# START OF Recorded information
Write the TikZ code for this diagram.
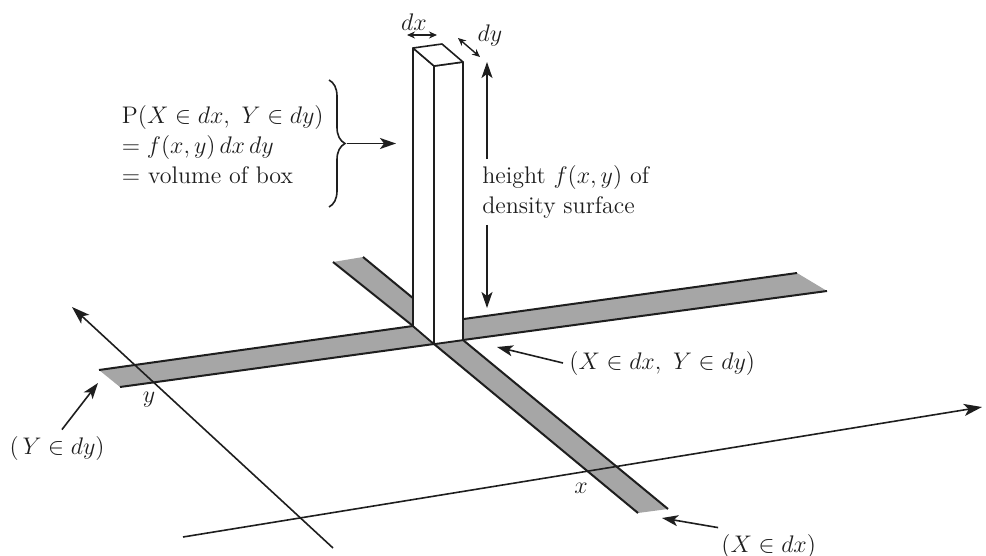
\documentclass[tikz,border=0pt]{standalone}
\usepackage{amsmath,amssymb}
\usetikzlibrary{arrows.meta,decorations.pathreplacing}
\definecolor{stripfill}{HTML}{A6A6A6}
\definecolor{inkline}{HTML}{1E1E1E}
\tikzset{
  strip/.style={fill=stripfill, draw=none},
  stripedge/.style={draw=inkline, line width=1pt, line join=round},
  axis/.style={-{Stealth[length=9pt,width=6pt,inset=2.2pt]}, draw=inkline, line width=0.8pt},
  boxface/.style={fill=white, draw=inkline, line width=0.8pt, line join=round},
  ptr/.style={-{Stealth[length=8pt,width=5.5pt,inset=2pt]}, draw=inkline, line width=0.8pt},
  dimarr/.style={{Stealth[length=4pt,width=3.5pt]}-{Stealth[length=4pt,width=3.5pt]}, draw=inkline, line width=0.7pt},
  lbl/.style={font=\fontsize{12}{15}\selectfont, text=inkline, inner sep=3pt},
  brc/.style={decorate, decoration={brace, amplitude=8pt}, draw=inkline, line width=0.8pt},
}

\begin{document}
\begin{tikzpicture}[x=0.5pt,y=-0.5pt]
  \useasboundingbox (0,0) rectangle (986,556);
  % corners of the two strips and of the box
  \coordinate (pa) at (99,370);   \coordinate (pb) at (797,273);
  \coordinate (pc) at (827,291);  \coordinate (pd) at (120,387);
  \coordinate (qa) at (333,262);  \coordinate (qb) at (363,257);
  \coordinate (qc) at (668,509);  \coordinate (qd) at (638,513);
  \coordinate (ba) at (413,326);  \coordinate (bb) at (434,344);
  \coordinate (bc) at (463,340);  \coordinate (bd) at (442,322);
  \coordinate (ta) at (413,48);   \coordinate (tb) at (434,66);
  \coordinate (tc) at (463,62);   \coordinate (td) at (442,44);
  % strips
  \fill[strip] (pa) -- (ba) -- (bd) -- (pb) -- (pc) -- (bc) -- (bb) -- (pd) -- cycle;
  \fill[strip] (qa) -- (qb) -- (bd) -- (bc) -- (qc) -- (qd) -- (bb) -- (ba) -- cycle;
  \draw[stripedge] (pa) -- (ba) -- (bd) -- (pb);
  \draw[stripedge] (pd) -- (bb) -- (bc) -- (pc);
  \draw[stripedge] (qa) -- (ba) -- (bb) -- (qd);
  \draw[stripedge] (qb) -- (bd) -- (bc) -- (qc);
  % axes
  \coordinate (ya) at (333,548);  \coordinate (yb) at (72,307);
  \coordinate (xa) at (183,537);  \coordinate (xb) at (982,407);
  \draw[axis] (ya) -- (yb);
  \draw[axis] (xa) -- (xb);
  % box
  \draw[boxface] (ba) -- (bb) -- (tb) -- (ta) -- cycle;
  \draw[boxface] (bb) -- (bc) -- (tc) -- (tb) -- cycle;
  \draw[boxface] (ta) -- (tb) -- (tc) -- (td) -- cycle;
  % widths of the box
  \node[lbl] (tdx) at (414,22) {$dx$};
  \node[lbl] (tdy) at (490,36) {$dy$};
  \coordinate (dxl) at (407,35);  \coordinate (dxr) at (437,35);
  \coordinate (dyl) at (458,38);  \coordinate (dyr) at (480,57);
  \draw[dimarr] (dxl) -- (dxr);
  \draw[dimarr] (dyl) -- (dyr);
  % height
  \node[lbl, anchor=west, align=left] (hgt) at (476,192) {height $f(x,y)$ of\\density surface};
  \coordinate (htop) at (487,62);  \coordinate (hbot) at (487,308);
  \draw[ptr] (hgt.north -| htop) -- (htop);
  \draw[ptr] (hgt.south -| hbot) -- (hbot);
  % probability
  \node[lbl, anchor=east, align=left] (prob) at (330,145) {$\mathrm{P}(X\in dx,\ Y\in dy)$\\$=f(x,y)\,dx\,dy$\\$=$ volume of box};
  \coordinate (brtop) at (329,80);  \coordinate (brbot) at (329,207);
  \draw[brc] (brtop) -- (brbot);
  \coordinate (brtip) at (347,143.5);  \coordinate (brhit) at (396,143.5);
  \draw[ptr] (brtip) -- (brhit);
  % events
  \node[lbl, anchor=west] (lxy) at (563,363) {$(X\in dx,\ Y\in dy)$};
  \node[lbl, anchor=west] (lx) at (715,546) {$(X\in dx)$};
  \node[lbl] (ly) at (57,448) {$(\,Y\in dy)$};
  \coordinate (cxy) at (497,347);
  \coordinate (cx) at (662,518);
  \coordinate (cy) at (98,383);
  \draw[ptr] (lxy.west) -- (cxy);
  \draw[ptr] (lx.160) -- (cx);
  \draw[ptr] (ly.75) -- (cy);
  \node[lbl] (ty) at (149,400) {$y$};
  \node[lbl] (tx) at (581,488) {$x$};
\end{tikzpicture}
\end{document}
# END OF Recorded information
Without including any picture, repeat the data exactly.

Write the TikZ code for this diagram.
\documentclass[tikz,border=0pt]{standalone}
\usepackage{amsmath,amssymb}
\usetikzlibrary{arrows.meta,decorations.pathreplacing}
\definecolor{stripfill}{HTML}{A6A6A6}
\definecolor{inkline}{HTML}{1E1E1E}
\tikzset{
  strip/.style={fill=stripfill, draw=none},
  stripedge/.style={draw=inkline, line width=1pt, line join=round},
  axis/.style={-{Stealth[length=9pt,width=6pt,inset=2.2pt]}, draw=inkline, line width=0.8pt},
  boxface/.style={fill=white, draw=inkline, line width=0.8pt, line join=round},
  ptr/.style={-{Stealth[length=8pt,width=5.5pt,inset=2pt]}, draw=inkline, line width=0.8pt},
  dimarr/.style={{Stealth[length=4pt,width=3.5pt]}-{Stealth[length=4pt,width=3.5pt]}, draw=inkline, line width=0.7pt},
  lbl/.style={font=\fontsize{12}{15}\selectfont, text=inkline, inner sep=3pt},
  brc/.style={decorate, decoration={brace, amplitude=8pt}, draw=inkline, line width=0.8pt},
}

\begin{document}
\begin{tikzpicture}[x=0.5pt,y=-0.5pt]
  \useasboundingbox (0,0) rectangle (986,556);
  % corners of the two strips and of the box
  \coordinate (pa) at (99,370);   \coordinate (pb) at (797,273);
  \coordinate (pc) at (827,291);  \coordinate (pd) at (120,387);
  \coordinate (qa) at (333,262);  \coordinate (qb) at (363,257);
  \coordinate (qc) at (668,509);  \coordinate (qd) at (638,513);
  \coordinate (ba) at (413,326);  \coordinate (bb) at (434,344);
  \coordinate (bc) at (463,340);  \coordinate (bd) at (442,322);
  \coordinate (ta) at (413,48);   \coordinate (tb) at (434,66);
  \coordinate (tc) at (463,62);   \coordinate (td) at (442,44);
  % strips
  \fill[strip] (pa) -- (ba) -- (bd) -- (pb) -- (pc) -- (bc) -- (bb) -- (pd) -- cycle;
  \fill[strip] (qa) -- (qb) -- (bd) -- (bc) -- (qc) -- (qd) -- (bb) -- (ba) -- cycle;
  \draw[stripedge] (pa) -- (ba) -- (bd) -- (pb);
  \draw[stripedge] (pd) -- (bb) -- (bc) -- (pc);
  \draw[stripedge] (qa) -- (ba) -- (bb) -- (qd);
  \draw[stripedge] (qb) -- (bd) -- (bc) -- (qc);
  % axes
  \coordinate (ya) at (333,548);  \coordinate (yb) at (72,307);
  \coordinate (xa) at (183,537);  \coordinate (xb) at (982,407);
  \draw[axis] (ya) -- (yb);
  \draw[axis] (xa) -- (xb);
  % box
  \draw[boxface] (ba) -- (bb) -- (tb) -- (ta) -- cycle;
  \draw[boxface] (bb) -- (bc) -- (tc) -- (tb) -- cycle;
  \draw[boxface] (ta) -- (tb) -- (tc) -- (td) -- cycle;
  % widths of the box
  \node[lbl] (tdx) at (414,22) {$dx$};
  \node[lbl] (tdy) at (490,36) {$dy$};
  \coordinate (dxl) at (407,35);  \coordinate (dxr) at (437,35);
  \coordinate (dyl) at (458,38);  \coordinate (dyr) at (480,57);
  \draw[dimarr] (dxl) -- (dxr);
  \draw[dimarr] (dyl) -- (dyr);
  % height
  \node[lbl, anchor=west, align=left] (hgt) at (476,192) {height $f(x,y)$ of\\density surface};
  \coordinate (htop) at (487,62);  \coordinate (hbot) at (487,308);
  \draw[ptr] (hgt.north -| htop) -- (htop);
  \draw[ptr] (hgt.south -| hbot) -- (hbot);
  % probability
  \node[lbl, anchor=east, align=left] (prob) at (330,145) {$\mathrm{P}(X\in dx,\ Y\in dy)$\\$=f(x,y)\,dx\,dy$\\$=$ volume of box};
  \coordinate (brtop) at (329,80);  \coordinate (brbot) at (329,207);
  \draw[brc] (brtop) -- (brbot);
  \coordinate (brtip) at (347,143.5);  \coordinate (brhit) at (396,143.5);
  \draw[ptr] (brtip) -- (brhit);
  % events
  \node[lbl, anchor=west] (lxy) at (563,363) {$(X\in dx,\ Y\in dy)$};
  \node[lbl, anchor=west] (lx) at (715,546) {$(X\in dx)$};
  \node[lbl] (ly) at (57,448) {$(\,Y\in dy)$};
  \coordinate (cxy) at (497,347);
  \coordinate (cx) at (662,518);
  \coordinate (cy) at (98,383);
  \draw[ptr] (lxy.west) -- (cxy);
  \draw[ptr] (lx.160) -- (cx);
  \draw[ptr] (ly.75) -- (cy);
  \node[lbl] (ty) at (149,400) {$y$};
  \node[lbl] (tx) at (581,488) {$x$};
\end{tikzpicture}
\end{document}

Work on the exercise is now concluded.